TUCSON, Ariz. (AP) — All morning, Rockies reliever Randy Flores took part in a drill designed to improve the dexterity and reflexes of the pitchers.
Still, the exercise couldn't prepare him for the liner off the bat of Cleveland's Chris Gimenez. Before Flores even had time to flinch, the ball caught him squarely on the left forearm, leaving behind quite a bruise.
Following the Rockies' 6-3 win over the Indians on Wednesday, Flores walked out with his pitching arm wrapped in white gauze.
Just another member of Colorado's battered and bruised bullpen.
The knot on Flores' arm comes on the heels of the news concerning Huston Street, who could miss the season opener after experiencing tightness in his right shoulder during a recent throwing session. Street will find out the results of an MRI in the next day or so.
Should Flores' arm remain tender in the morning, he could be next in line for an MRI.
"When I came in, they did the test that would indicate if they thought it was broke — if I shrieked or something," Flores said. "I passed. So, it basically feels like a monkey bump times 100. ... Looks like just a bruise."
Street and Flores aren't the only ones banged up in the bullpen. Set-up man Rafael Betancourt has an inflamed pitching shoulder — although he had an encouraging pitching session Wednesday — and Jimmy Gobble recently strained his groin.
The health of the bullpen remains a question mark with opening day in Milwaukee looming on April 5.
Neither one is thinking about the state of the bullpen, just trying to do their jobs.
"I've played this game long enough to know that you go out there and pitch with the same intensity regardless if it's a spring training game or a regular season game," Speier said. "Whether you're pitching in the sixth or the eighth, whether you're pitching with the game on the line or not. You still have to have that competitive edge regardless."
Belisle has the same approach.
"My mind-set is to be ready to rock, be aggressive when they tell me to go," he said.
Jorge De La Rosa turned in his longest outing of the spring Wednesday, throwing five innings and striking out six. He only got stronger as the game went along, striking out the side in the fifth.
For his increased endurance, the hard-throwing lefty credits a revamped offseason conditioning program that helped him shed 18 pounds.
"I feel better," said De La Rosa, who had a career-high 16 wins last season. "I feel really good, almost ready to start the season."
After what he saw against the Indians, Rockies manager Jim Tracy wouldn't disagree. He liked the way De La Rosa kept pounding the strike zone.
"When he's really on, they're unhittable pitches," Tracy said. "Not every guy can walk out there and say, 'I have unhittable pitches.' He can. He's that type of guy."
Chris Iannetta powered the Colorado offense, lining a two-run triple to left-center in the sixth. Troy Tulowitzki and Melvin Mora added run-scoring singles.
Carlos Carrasco was effective for Cleveland, allowing no hits and striking out three in four innings of work.
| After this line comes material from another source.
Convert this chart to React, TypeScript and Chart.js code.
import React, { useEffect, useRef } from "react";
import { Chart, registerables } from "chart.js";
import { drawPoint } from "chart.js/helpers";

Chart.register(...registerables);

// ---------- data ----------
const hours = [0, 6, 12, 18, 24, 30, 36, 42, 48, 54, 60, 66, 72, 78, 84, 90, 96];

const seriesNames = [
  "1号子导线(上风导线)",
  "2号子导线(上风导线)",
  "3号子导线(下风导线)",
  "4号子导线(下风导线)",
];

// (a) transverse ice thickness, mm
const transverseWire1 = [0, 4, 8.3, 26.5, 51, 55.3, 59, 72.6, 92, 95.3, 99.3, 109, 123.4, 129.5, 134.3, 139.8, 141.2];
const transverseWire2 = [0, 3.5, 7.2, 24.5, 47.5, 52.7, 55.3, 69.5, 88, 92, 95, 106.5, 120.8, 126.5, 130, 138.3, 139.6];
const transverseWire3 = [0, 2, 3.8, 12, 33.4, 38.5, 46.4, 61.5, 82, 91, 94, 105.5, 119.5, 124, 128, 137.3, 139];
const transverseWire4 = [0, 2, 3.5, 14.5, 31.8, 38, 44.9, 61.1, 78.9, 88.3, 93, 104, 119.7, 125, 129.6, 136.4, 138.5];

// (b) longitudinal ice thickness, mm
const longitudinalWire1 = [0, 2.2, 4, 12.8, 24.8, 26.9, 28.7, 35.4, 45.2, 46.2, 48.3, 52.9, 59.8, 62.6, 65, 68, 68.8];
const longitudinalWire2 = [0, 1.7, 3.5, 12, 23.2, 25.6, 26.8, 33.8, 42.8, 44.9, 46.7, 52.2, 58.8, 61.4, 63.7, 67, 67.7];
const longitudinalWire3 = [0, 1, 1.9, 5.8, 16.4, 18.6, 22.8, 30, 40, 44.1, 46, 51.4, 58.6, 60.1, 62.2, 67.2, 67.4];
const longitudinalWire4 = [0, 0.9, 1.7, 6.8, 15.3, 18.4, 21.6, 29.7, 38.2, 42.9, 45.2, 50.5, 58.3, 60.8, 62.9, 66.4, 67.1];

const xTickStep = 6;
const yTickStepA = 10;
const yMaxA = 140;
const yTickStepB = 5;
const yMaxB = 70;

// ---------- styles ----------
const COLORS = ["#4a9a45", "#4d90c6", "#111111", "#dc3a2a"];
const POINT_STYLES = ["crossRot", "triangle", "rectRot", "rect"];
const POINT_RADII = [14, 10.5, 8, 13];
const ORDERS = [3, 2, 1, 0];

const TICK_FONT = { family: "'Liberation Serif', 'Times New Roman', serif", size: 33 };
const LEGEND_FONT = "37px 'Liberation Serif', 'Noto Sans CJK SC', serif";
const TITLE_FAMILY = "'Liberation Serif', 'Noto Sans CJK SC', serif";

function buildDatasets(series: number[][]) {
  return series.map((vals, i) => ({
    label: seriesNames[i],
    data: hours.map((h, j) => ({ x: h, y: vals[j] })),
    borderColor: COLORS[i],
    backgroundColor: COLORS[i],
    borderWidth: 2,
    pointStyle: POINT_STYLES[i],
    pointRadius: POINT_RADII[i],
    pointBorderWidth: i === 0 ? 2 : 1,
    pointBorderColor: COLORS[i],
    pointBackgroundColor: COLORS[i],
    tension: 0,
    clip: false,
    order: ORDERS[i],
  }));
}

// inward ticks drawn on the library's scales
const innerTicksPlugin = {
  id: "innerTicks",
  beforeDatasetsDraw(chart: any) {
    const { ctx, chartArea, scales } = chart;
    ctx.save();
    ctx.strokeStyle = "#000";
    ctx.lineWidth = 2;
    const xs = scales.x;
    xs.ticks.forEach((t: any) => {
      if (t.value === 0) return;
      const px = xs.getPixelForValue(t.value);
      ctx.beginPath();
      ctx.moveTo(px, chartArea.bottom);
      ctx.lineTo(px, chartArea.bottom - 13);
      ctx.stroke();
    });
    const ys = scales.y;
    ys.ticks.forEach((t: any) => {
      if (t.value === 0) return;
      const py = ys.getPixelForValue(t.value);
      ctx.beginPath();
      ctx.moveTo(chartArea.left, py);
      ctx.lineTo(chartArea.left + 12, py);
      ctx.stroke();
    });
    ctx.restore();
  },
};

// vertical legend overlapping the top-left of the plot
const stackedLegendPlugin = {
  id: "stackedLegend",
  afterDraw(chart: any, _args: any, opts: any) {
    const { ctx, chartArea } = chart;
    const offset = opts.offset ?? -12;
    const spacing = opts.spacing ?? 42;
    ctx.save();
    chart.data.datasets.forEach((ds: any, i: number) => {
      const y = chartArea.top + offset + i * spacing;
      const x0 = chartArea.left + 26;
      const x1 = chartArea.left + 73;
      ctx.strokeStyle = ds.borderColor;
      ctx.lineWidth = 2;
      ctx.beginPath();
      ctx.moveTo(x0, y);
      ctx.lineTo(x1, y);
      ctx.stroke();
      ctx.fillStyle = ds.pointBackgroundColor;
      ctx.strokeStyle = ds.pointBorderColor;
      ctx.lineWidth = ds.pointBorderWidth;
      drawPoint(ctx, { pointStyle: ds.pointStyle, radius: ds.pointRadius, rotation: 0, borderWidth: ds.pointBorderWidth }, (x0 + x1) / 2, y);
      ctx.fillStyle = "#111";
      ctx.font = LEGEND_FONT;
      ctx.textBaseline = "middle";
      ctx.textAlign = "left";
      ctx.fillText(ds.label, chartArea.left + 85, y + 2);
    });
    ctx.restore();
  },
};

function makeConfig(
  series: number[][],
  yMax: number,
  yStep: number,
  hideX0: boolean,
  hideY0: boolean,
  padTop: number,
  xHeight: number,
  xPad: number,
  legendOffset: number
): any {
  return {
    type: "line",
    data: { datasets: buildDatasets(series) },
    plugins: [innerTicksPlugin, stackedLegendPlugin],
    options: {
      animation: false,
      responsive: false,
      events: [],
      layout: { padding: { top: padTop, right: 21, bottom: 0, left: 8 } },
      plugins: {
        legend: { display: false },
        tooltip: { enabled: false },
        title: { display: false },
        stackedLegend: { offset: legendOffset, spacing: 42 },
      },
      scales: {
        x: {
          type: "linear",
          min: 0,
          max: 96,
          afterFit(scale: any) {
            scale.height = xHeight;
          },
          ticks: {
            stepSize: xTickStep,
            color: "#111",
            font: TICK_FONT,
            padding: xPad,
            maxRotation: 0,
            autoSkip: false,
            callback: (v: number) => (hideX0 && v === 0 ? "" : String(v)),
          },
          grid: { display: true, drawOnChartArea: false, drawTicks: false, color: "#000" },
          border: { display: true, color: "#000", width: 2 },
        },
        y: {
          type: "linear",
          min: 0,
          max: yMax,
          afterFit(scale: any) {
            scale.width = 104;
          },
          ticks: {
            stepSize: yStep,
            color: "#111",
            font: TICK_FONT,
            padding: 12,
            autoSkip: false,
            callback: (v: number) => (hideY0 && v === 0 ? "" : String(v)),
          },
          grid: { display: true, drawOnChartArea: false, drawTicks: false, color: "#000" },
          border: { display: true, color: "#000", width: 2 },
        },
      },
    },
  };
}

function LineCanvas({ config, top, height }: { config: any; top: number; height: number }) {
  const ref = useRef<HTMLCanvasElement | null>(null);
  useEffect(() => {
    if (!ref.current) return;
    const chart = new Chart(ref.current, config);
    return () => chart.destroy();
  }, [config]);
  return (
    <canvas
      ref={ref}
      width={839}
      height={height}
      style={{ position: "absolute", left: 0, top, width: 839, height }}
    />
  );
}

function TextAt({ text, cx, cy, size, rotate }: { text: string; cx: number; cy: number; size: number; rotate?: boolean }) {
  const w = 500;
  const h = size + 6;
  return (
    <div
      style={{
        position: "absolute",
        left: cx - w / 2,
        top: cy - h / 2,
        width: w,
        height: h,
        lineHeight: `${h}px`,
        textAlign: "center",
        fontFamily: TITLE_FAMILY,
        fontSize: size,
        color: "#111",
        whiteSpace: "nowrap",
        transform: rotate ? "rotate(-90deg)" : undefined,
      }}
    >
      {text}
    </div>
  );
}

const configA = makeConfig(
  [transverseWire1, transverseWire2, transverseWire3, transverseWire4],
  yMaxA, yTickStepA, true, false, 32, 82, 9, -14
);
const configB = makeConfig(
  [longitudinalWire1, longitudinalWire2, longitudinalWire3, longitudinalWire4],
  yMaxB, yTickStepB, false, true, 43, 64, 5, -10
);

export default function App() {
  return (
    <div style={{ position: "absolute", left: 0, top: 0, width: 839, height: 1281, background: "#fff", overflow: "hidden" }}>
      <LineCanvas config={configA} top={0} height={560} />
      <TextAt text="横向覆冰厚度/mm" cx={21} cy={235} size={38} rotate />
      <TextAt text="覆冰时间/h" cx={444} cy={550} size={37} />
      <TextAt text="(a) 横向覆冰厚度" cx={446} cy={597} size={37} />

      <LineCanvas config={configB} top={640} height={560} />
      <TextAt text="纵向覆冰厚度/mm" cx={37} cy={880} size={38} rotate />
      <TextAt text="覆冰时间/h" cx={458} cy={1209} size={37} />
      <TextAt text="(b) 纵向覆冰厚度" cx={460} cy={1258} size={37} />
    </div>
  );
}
The performance may have bolstered his chances of landing a spot in the rotation, but he's not allowing himself to contemplate that.
"It is not my decision and nobody has said anything to me," said Carrasco, who was part of the trade that sent Cliff Lee to Philadelphia last July. "I want to be in Cleveland, but I will work hard wherever they send me."
NOTES: Rockies INF Omar Quintanilla sprained his left knee Tuesday and will have an MRI on Thursday. ... Carlos Gonzalez was originally in the lineup Wednesday, but was a late scratch due to tightness in both legs after lifting weights. "No big deal," he said. ... Given the depth of the starting rotation, the Rockies will look at RHP Tim Redding in the bullpen. ... After taking ground balls at first base all spring, Brad Hawpe will play the position in minor league games on the back fields.